For a more detailed view of what tables are added to the stock UCR database, see the related document CDE_TABLES.md. The important thing here is how to load them. We have a script called after_load.sh that can be run to generate the necessary CDE tables. It's meant to be idempotent and can be run multiple times safely. Some tables may take a long time to build. Note that the script will output a fair amount of debugging text under normal operation.

To run the after_load tasks, first you need to set an environment variable with a database URL with the location of the production database. I find the easiest way to do this is to setup a tunnel using the cf-service-connect plugin, which you must install to do this.
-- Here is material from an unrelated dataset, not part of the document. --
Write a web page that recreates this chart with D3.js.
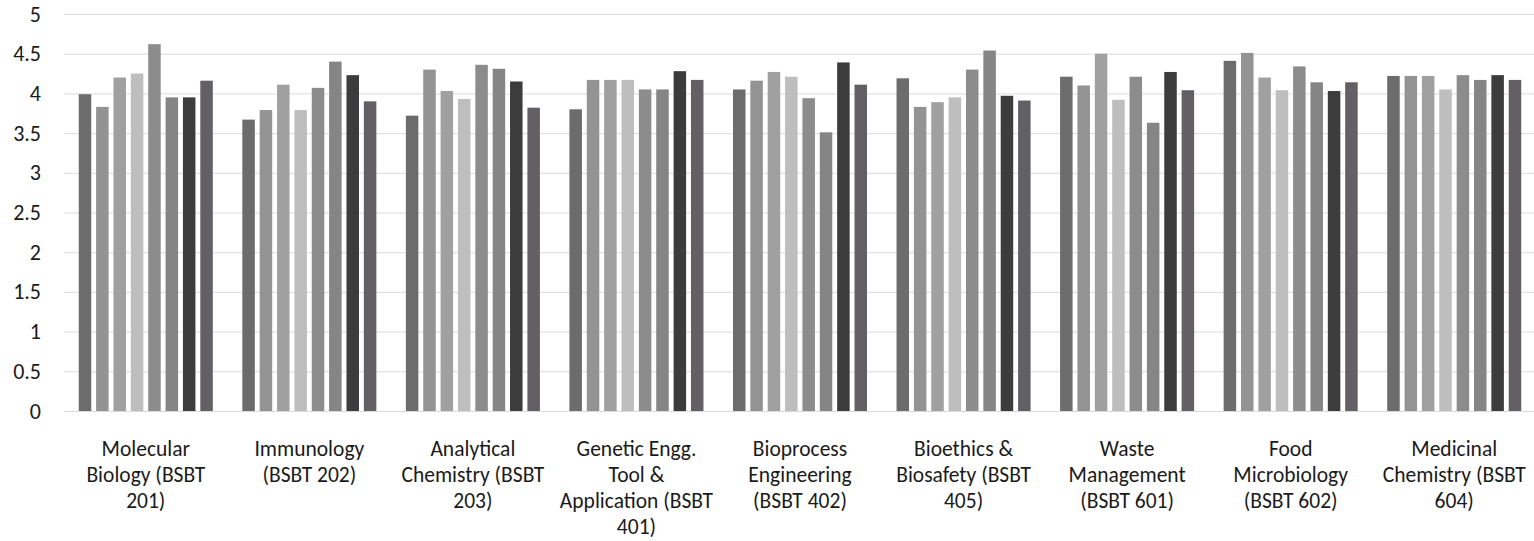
<!DOCTYPE html>
<html>
<head>
<meta charset="utf-8">
<script src="https://cdn.jsdelivr.net/npm/d3@7"></script>
<style>
  html, body { margin: 0; padding: 0; background: #fff; }
  svg { display: block; }
  text { font-family: Carlito, Calibri, Lato, "Noto Sans", sans-serif; fill: #1a1a1a; }
</style>
</head>
<body>
<svg id="chart" width="1534" height="541"></svg>
<script>
// ---- data ----
const categories = [
  "Molecular Biology (BSBT 201)",
  "Immunology (BSBT 202)",
  "Analytical Chemistry (BSBT 203)",
  "Genetic Engg. Tool & Application (BSBT 401)",
  "Bioprocess Engineering (BSBT 402)",
  "Bioethics & Biosafety (BSBT 405)",
  "Waste Management (BSBT 601)",
  "Food Microbiology (BSBT 602)",
  "Medicinal Chemistry (BSBT 604)"
];
const categoryLines = [
  ["Molecular", "Biology (BSBT", "201)"],
  ["Immunology", "(BSBT 202)"],
  ["Analytical", "Chemistry (BSBT", "203)"],
  ["Genetic Engg.", "Tool &", "Application (BSBT", "401)"],
  ["Bioprocess", "Engineering", "(BSBT 402)"],
  ["Bioethics &", "Biosafety (BSBT", "405)"],
  ["Waste", "Management", "(BSBT 601)"],
  ["Food", "Microbiology", "(BSBT 602)"],
  ["Medicinal", "Chemistry (BSBT", "604)"]
];
const series = ["S1", "S2", "S3", "S4", "S5", "S6", "S7", "S8"];
const s1 = [3.99, 3.67, 3.72, 3.80, 4.05, 4.19, 4.21, 4.41, 4.22];
const s2 = [3.83, 3.79, 4.30, 4.17, 4.16, 3.83, 4.10, 4.51, 4.22];
const s3 = [4.20, 4.11, 4.03, 4.17, 4.27, 3.89, 4.50, 4.20, 4.22];
const s4 = [4.25, 3.79, 3.93, 4.17, 4.21, 3.95, 3.92, 4.04, 4.05];
const s5 = [4.62, 4.07, 4.36, 4.05, 3.94, 4.30, 4.21, 4.34, 4.23];
const s6 = [3.95, 4.40, 4.31, 4.05, 3.51, 4.54, 3.63, 4.14, 4.17];
const s7 = [3.95, 4.23, 4.15, 4.28, 4.39, 3.97, 4.27, 4.03, 4.23];
const s8 = [4.16, 3.90, 3.82, 4.17, 4.11, 3.91, 4.04, 4.14, 4.17];
const seriesValues = [s1, s2, s3, s4, s5, s6, s7, s8];
const yTicks = [0, 0.5, 1, 1.5, 2, 2.5, 3, 3.5, 4, 4.5, 5];
const colors = ["#6c6c6c", "#939393", "#a0a0a0", "#bebebe", "#8c8c8c", "#858585", "#3c3c3c", "#626064"];

// ---- chart ----
const svg = d3.select("#chart");
const x0 = d3.scaleBand().domain(categories).range([64, 1536]).paddingInner(0).paddingOuter(0);
const x1 = d3.scaleBand().domain(series).range([0, x0.bandwidth()]).paddingInner(0.28).paddingOuter(0.85);
const y = d3.scaleLinear().domain([0, 5]).range([411, 14]);
const color = d3.scaleOrdinal().domain(series).range(colors);

// gridlines
const yAxis = d3.axisLeft(y).tickValues(yTicks).tickSize(-(1534 - 64)).tickFormat(d3.format("~g"));
const gy = svg.append("g").attr("transform", "translate(64,0)").call(yAxis);
gy.select(".domain").remove();
gy.selectAll(".tick line").attr("stroke", "#dcdcdc").attr("stroke-width", 1);
gy.selectAll(".tick text").style("font-size", "22px").attr("fill", "#1a1a1a").attr("x", -23);

// bars
const rows = categories.map((c, i) => ({ cat: c, vals: series.map((s, j) => ({ s, v: seriesValues[j][i] })) }));
const groups = svg.append("g").selectAll("g").data(rows).join("g")
  .attr("transform", d => `translate(${x0(d.cat)},0)`);
groups.selectAll("rect").data(d => d.vals).join("rect")
  .attr("x", d => x1(d.s))
  .attr("width", x1.bandwidth())
  .attr("y", d => y(d.v))
  .attr("height", d => y(0) - y(d.v))
  .attr("fill", d => color(d.s));

// x axis labels
const xAxis = d3.axisBottom(x0).tickSize(0).tickFormat("");
const gx = svg.append("g").attr("transform", `translate(0,${y(0)})`).call(xAxis);
gx.select(".domain").attr("stroke", "#d9d9d9");
gx.selectAll(".tick").each(function(d, i) {
  const t = d3.select(this).append("text")
    .attr("text-anchor", "middle")
    .style("font-size", "21.5px")
    .attr("fill", "#1a1a1a");
  categoryLines[i].forEach((ln, k) => {
    t.append("tspan").attr("x", 0).attr("y", 45 + k * 26).text(ln);
  });
});
</script>
</body>
</html>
You can then run it with the name of an running app service and the name of its database to get a list of connection values.

cf connect-to-service --no-client crime-data-api crime-data-upload-db
export CRIME_DATA_API_DB_URL=postgres://USERNAME:PASSWORD@localhost:PORT/DBNAME

and in another terminal running psql $CRIME_DATA_API_DB_URL to connect to the database through the tunnel. Make sure of course that you aren't doing any of these steps to a production database serving API requests to the public, since this operations will certainly cause some rolling errors and downtime (best to work with a snapshot).
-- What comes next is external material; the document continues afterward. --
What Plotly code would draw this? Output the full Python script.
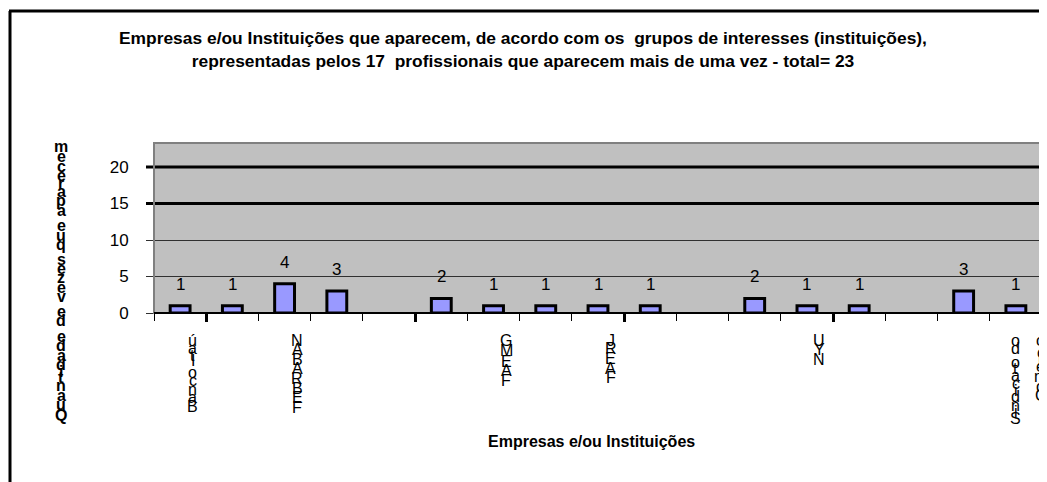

Anyhow, to augment the default UCR database with CDE tables, you need to run the following steps.

cd dba/after_load/ext
./load_external.sh
cd ../../
./after_load.sh

Note that while the load scripts are generally idempotent, the external data includes renaming the existing cargo theft tables to preserve them before loading revised data. This may spit out an error if you attempt to run again.

Also, please note that the after_load.sh runs a bunch of queries that might be quite slow. It might be better to run the commands inside individually if you have a lower-powered DB instance.

Updating Police Agency Names

The master list of edited police names is located in dba/after_load/ext/agency_name_edits.csv. To update the names of agencies, make changes to the edited_agency_name column in the CSV. Then do the following with an open tunnel to the production database.

cd dba/after_load/ext
psql $CRIME_DATA_API_DB_URL < update_agency_names.sql

This will load in the agencies CSV from your machine than update a few tables where the agency name is displayed. Don't be alarmed if the same number of rows is not updated in every table, since some agencies may not be in various derived tables or may be present multiple times in others.

Don't forget to check in your changes to the agency_name_edits.csv and file a pull request when you are done.

Security Scans

This repository uses the bandit tool to run automated static analysis of the project code for potential vulnerabilities. These are run automatically as part of continuous integration to identify potential vulnerabilities when they are introduced in pull requests.

You can run bandit locally with the following command:

bandit -r .

In some cases, bandit will identify false positives, code that looks like it could be a security vulnerability but that will likely never be triggered in a production environment. To disable reporting of these vulnerabilities, you can append a #nosec comment on the line of code where the vulnerability was identified.